Mr. Avelar (El Salvador) said that the delegation had been instructed by the President and the Minister for Foreign Affairs to answer the Committee’s questions as frankly as possible. He noted that the questions closely resembled those repeatedly raised by the country’s indigenous peoples. The Government had admittedly been somewhat slow to act on the requests it had received from rights holders, but only because of its determination to respond as effectively as possible.

The basic prerequisite for obtaining refugee status was a well-founded fear of persecution, as stipulated in the Handbook on Procedures and Criteria for Determining Refugee Status published by the Office of the United Nations High Commissioner for Human Rights (OHCHR). Some asylum-seekers awaiting a decision on their status were afforded temporary protection pending a change for the better in their country of origin. He mentioned, by way of example, the recent events in Honduras. They were also allowed to work in El Salvador and enjoyed freedom of movement within the country.

Mr. Thornberry said that most of the questions asked by the Committee concerned structural matters under the Convention that were applicable to all States parties, irrespective of the regime in power. They concerned, for instance, general definitions, discrimination, the requirements of articles 2 to 5 of the Convention, and special measures pertaining to the ratification of ILO Convention No. 169. The idea was to identify the relationship between State law and practice and to offer constructive and legally correct advice.

Mr. Avelar (El Salvador) assured the Committee that the State party would endeavour to respond appropriately and speedily to its questions. Moreover, the next periodic report would be radically different from its predecessors. As indigenous peoples had not been recognized in the past, no data concerning their number and location and no disaggregated figures were available. At all events, they were not confined to urban or rural areas but formed part of the general population throughout the country. For historical reasons, they had invented alternative modes of cultural expression, changing they way they spoke and discarding indigenous clothing in order to minimize the risk of discrimination, torture and death.

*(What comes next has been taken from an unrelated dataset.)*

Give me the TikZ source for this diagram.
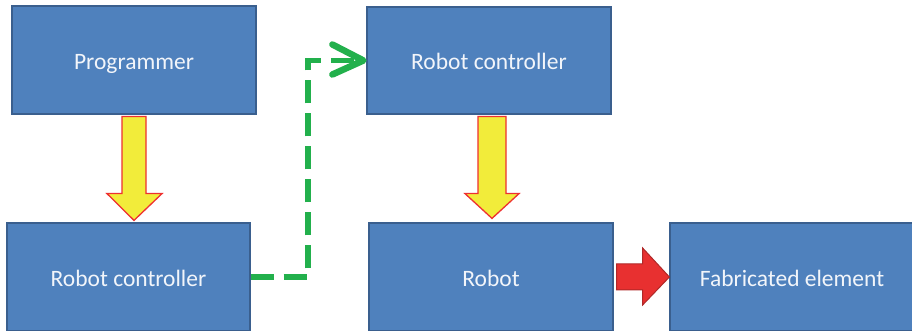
\documentclass[tikz,border=0pt]{standalone}
\usepackage{fontspec}
\setmainfont{Carlito}
\usetikzlibrary{arrows.meta,calc}

\definecolor{boxfill}{HTML}{4F81BD}
\definecolor{boxline}{HTML}{3A5F8E}
\definecolor{boxtext}{HTML}{F2F5FA}
\definecolor{flowyellow}{HTML}{F2EC3A}
\definecolor{flowred}{HTML}{EE3030}
\definecolor{redfill}{HTML}{E83030}
\definecolor{redline}{HTML}{B02828}
\definecolor{linkgreen}{HTML}{22B04C}

\tikzset{
  block/.style={draw=boxline, line width=1.2pt, fill=boxfill, text=boxtext,
    font=\fontsize{23.5}{28}\selectfont, inner sep=0pt,
    text height=21pt, text depth=2pt},
  yellowarrow/.style={draw=flowred, fill=flowyellow, line width=1.3pt, line join=miter},
  redarrow/.style={draw=redline, fill=redfill, line width=1pt, line join=miter},
  greenlink/.style={draw=linkgreen, line width=5.5pt, dash pattern=on 23pt off 10pt},
  chevron/.style={draw=linkgreen, line width=6.5pt, line cap=round, line join=round}
}

\begin{document}
\begin{tikzpicture}[x=1pt, y=1pt]
  \useasboundingbox[fill=white] (0,0) rectangle (912,331);

  % boxes
  \node[block, minimum width=244pt, minimum height=108pt] (prog) at (134,271) {Programmer};
  \node[block, minimum width=243pt, minimum height=108pt] (ctrlA) at (128.5,54) {Robot controller};
  \node[block, minimum width=244pt, minimum height=107pt] (ctrlB) at (489,270.5) {Robot controller};
  \node[block, minimum width=244pt, minimum height=108pt] (robot) at (491,54) {Robot};
  \node[block, minimum width=244pt, minimum height=108pt] (fab) at (792,54) {Fabricated element};

  % block arrows
  \draw[yellowarrow]
    ($(prog.south)+(-12,-2)$) -- ($(prog.south)+(12,-2)$) --
    ($(prog.south)+(12,-79)$) -- ($(prog.south)+(28,-79)$) --
    ($(ctrlA.north)+(5.5,2)$) --
    ($(prog.south)+(-27,-79)$) -- ($(prog.south)+(-12,-79)$) -- cycle;
  \draw[yellowarrow]
    ($(ctrlB.south)+(-11,-2)$) -- ($(ctrlB.south)+(17,-2)$) --
    ($(ctrlB.south)+(17,-79)$) -- ($(ctrlB.south)+(30,-79)$) --
    ($(robot.north)+(1,4)$) --
    ($(ctrlB.south)+(-24,-79)$) -- ($(ctrlB.south)+(-11,-79)$) -- cycle;
  \draw[redarrow]
    ($(robot.east)+(3,13)$) -- ($(robot.east)+(29,13)$) --
    ($(robot.east)+(29,29)$) -- (fab.west) --
    ($(robot.east)+(29,-28)$) -- ($(robot.east)+(29,-13)$) --
    ($(robot.east)+(3,-13)$) -- cycle;

  % dashed link between controllers, ending in an open chevron
  \coordinate (bend) at (308,0);
  \coordinate (tip) at ($(ctrlB.west)+(-3,0)$);
  \draw[greenlink] (ctrlA.east) -| (bend |- ctrlB.west) -- ($(tip)+(-8,0)$);
  \draw[chevron] ($(tip)+(-31,16)$) -- (tip) -- ($(tip)+(-31,-14)$);
\end{tikzpicture}
\end{document}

Mr. Avtonomov assured the delegation that the Committee’s concluding observations and recommendations would be based not only on the periodic report but also on the detailed information received from the delegation. He trusted that they would assist the Government in formulating new policies and in supporting the long-suffering indigenous peoples of El Salvador. The horrific events of 1932 had forced the indigenous peoples to change their lifestyle, worldview and relationship with the land. The existence of people of African descent had also been denied. A historic turning-point had now been reached and the Committee would do its utmost to assist the Government in implementing the Convention.

The discussion covered in the summary record ended at 11.45 a.m.